12ax7 phono pre-amp tubes - plate voltage



Hello,

I have a H-K TA5000x that I’ve been slowing restoring. The only schematic I have found is in two parts, Part 1 has the right side cut off and Part 2 has the left side cutoff, which results in the phono preamp being shown on Part 1 and the power supply on Part 2. Unfortunately, while very similar, Parts 1 and 2 are not same version of the schematic. The specific problem I have is the phono preamp plate voltage feed from the power supply (Part 2) is listed at 190vdc, which I have measured to be 188vdc. This same supply is listed on at the phono preamp in Part 1 as 270vdc, which is then reduce to 170vdc and 120vdc before going to the plates. I have measured the plate voltages to be about 120vdc and 78vdc; this seems very low as these tubes are rated up to 300vdc plate voltage. It plays okay but I think it could be better.  I definitely have much lower volume from phono then the radio or Aux and this receiver seems to have a little bit of low volume in general for the watt rating. I’m currently running reissue russian TungSol 12AX7/ECC803S gold pins and I have some used mismatched vintage tubes that work but strength is unknown; there are differences but in general new and old tubes work the same. Should I adjust the power supply voltage to the plates by changing resistor values and if I do what tube performance parameter should I being trying to achieve?

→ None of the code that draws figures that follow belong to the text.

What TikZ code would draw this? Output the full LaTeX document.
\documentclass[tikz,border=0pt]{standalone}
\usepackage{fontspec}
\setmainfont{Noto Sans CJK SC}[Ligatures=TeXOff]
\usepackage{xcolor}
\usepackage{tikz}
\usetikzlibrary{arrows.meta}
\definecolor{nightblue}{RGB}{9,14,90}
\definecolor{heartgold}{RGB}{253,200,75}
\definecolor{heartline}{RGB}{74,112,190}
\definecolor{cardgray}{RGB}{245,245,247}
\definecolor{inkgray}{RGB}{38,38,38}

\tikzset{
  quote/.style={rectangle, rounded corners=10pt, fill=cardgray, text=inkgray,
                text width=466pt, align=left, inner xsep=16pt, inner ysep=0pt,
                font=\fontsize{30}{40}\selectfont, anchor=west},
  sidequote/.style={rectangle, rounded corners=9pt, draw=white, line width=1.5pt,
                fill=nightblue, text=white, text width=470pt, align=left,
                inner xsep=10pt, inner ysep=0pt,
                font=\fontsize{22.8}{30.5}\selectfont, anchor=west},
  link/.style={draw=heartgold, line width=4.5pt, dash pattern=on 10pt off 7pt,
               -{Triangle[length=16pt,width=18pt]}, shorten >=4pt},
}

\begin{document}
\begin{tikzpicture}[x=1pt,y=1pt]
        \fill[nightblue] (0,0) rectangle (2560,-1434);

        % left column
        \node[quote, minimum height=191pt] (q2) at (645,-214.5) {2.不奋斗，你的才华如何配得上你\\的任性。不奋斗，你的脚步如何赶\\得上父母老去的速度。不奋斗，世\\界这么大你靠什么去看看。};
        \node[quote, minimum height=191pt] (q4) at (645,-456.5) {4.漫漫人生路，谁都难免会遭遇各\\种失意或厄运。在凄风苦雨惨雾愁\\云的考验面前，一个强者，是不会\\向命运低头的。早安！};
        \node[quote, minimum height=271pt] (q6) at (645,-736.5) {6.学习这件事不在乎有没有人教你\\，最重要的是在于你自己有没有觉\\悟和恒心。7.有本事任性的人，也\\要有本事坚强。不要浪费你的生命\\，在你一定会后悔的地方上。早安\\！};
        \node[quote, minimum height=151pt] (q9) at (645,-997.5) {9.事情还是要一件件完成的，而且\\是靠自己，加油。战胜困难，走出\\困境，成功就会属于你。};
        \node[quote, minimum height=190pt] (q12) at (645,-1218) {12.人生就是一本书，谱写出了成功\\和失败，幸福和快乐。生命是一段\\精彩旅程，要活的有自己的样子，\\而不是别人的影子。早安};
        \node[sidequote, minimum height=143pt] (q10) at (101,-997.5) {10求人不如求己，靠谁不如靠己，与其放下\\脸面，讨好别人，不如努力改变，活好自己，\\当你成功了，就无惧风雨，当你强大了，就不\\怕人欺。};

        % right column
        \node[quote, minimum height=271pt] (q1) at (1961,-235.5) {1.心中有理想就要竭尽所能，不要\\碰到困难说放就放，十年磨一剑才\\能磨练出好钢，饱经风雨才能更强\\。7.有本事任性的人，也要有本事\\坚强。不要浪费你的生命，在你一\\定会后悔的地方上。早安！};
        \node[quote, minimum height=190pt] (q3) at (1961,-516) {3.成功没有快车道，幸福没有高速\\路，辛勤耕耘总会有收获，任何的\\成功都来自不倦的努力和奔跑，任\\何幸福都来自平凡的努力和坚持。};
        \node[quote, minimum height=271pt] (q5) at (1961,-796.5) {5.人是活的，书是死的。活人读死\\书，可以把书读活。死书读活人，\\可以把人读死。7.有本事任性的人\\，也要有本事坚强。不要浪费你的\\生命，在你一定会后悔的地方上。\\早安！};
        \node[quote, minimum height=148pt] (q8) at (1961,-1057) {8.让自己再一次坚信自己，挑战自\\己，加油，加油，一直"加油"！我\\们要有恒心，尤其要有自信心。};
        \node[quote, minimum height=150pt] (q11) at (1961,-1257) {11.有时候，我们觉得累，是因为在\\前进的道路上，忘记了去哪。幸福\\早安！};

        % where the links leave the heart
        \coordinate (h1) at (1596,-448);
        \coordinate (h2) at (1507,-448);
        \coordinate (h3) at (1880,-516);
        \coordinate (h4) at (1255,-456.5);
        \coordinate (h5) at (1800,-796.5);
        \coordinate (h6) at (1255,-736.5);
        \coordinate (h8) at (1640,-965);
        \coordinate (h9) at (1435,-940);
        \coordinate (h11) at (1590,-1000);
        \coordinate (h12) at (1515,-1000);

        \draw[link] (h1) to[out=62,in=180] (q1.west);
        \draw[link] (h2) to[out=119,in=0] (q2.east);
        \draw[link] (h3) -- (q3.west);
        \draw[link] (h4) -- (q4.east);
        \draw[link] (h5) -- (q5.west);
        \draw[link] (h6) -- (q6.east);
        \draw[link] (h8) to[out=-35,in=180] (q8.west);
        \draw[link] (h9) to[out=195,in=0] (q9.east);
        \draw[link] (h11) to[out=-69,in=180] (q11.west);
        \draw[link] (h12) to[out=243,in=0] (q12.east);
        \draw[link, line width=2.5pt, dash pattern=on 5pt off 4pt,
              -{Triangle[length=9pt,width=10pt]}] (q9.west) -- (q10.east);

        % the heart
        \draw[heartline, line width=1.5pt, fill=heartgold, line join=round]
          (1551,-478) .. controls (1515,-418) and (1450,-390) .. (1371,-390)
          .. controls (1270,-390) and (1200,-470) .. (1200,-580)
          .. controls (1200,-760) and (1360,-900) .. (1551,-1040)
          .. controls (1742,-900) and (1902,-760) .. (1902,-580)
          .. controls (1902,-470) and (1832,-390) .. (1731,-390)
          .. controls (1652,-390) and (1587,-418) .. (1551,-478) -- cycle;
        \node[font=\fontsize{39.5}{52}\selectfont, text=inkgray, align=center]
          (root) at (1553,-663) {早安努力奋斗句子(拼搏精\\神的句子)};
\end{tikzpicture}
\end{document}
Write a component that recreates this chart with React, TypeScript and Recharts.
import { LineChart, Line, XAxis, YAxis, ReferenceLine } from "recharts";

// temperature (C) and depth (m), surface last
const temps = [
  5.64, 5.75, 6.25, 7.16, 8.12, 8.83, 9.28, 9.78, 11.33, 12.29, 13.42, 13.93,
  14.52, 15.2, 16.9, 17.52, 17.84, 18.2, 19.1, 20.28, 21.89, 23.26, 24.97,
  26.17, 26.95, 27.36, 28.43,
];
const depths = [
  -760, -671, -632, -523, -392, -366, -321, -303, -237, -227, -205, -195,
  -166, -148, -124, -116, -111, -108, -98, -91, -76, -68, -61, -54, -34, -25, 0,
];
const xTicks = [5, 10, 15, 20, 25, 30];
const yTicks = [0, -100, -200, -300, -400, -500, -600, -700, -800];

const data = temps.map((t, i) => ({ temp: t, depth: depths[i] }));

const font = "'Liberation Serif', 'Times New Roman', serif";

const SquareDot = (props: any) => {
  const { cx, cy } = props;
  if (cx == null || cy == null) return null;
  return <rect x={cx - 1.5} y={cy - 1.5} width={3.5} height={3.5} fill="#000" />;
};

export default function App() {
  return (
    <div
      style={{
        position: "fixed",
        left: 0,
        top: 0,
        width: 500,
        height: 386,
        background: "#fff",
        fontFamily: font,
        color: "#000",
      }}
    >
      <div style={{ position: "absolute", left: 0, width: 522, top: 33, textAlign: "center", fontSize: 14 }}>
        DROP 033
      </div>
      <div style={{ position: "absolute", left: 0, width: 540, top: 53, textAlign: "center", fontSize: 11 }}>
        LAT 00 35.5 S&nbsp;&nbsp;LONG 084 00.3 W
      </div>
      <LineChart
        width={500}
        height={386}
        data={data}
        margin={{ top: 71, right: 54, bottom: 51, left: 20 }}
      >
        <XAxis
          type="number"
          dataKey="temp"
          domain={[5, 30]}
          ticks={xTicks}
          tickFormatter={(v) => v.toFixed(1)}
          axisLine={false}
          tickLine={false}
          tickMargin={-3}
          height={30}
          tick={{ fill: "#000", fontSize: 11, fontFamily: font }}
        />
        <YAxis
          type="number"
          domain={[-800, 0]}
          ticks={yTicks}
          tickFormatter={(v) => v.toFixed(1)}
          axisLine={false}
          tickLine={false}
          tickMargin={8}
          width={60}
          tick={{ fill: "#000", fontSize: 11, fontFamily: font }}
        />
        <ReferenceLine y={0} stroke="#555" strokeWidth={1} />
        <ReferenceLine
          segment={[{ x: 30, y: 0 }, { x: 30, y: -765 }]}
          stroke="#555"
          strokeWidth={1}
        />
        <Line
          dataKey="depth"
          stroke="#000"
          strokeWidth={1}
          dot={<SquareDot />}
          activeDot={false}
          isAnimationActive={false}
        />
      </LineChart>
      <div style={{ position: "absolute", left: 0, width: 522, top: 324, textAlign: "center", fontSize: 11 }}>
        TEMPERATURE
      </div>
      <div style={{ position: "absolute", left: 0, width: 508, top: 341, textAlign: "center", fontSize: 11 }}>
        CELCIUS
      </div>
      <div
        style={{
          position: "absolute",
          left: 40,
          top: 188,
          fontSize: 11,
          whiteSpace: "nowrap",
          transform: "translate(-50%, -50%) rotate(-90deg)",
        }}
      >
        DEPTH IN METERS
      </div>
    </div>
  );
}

https://www.radiomuseum.org/r/harman_ta_5000xta5000.html

Thanks for reading and any input is welcome.
Bill
wgh64

Showing 2 responses by wgh64

imhifhifan - thanks.  That was helpful.  I will look elsewhere for RIAA-NARTB switching issue fix.  This thing's a head scratcher.  I feel like I've checked everything.   I guess the next step is to follow the signal and see where is drops out unless somebody has any other ideas.  
So I was troubleshooting Channel B cutting out when switched to RIAA (works fine in NARTB).  I found the plate voltage difference on the schematic while measuring the voltages and checking resistors on the entire phono pre-amp circuit.  I didn't find any problems.  I powered it back up and the problem has resolved itself.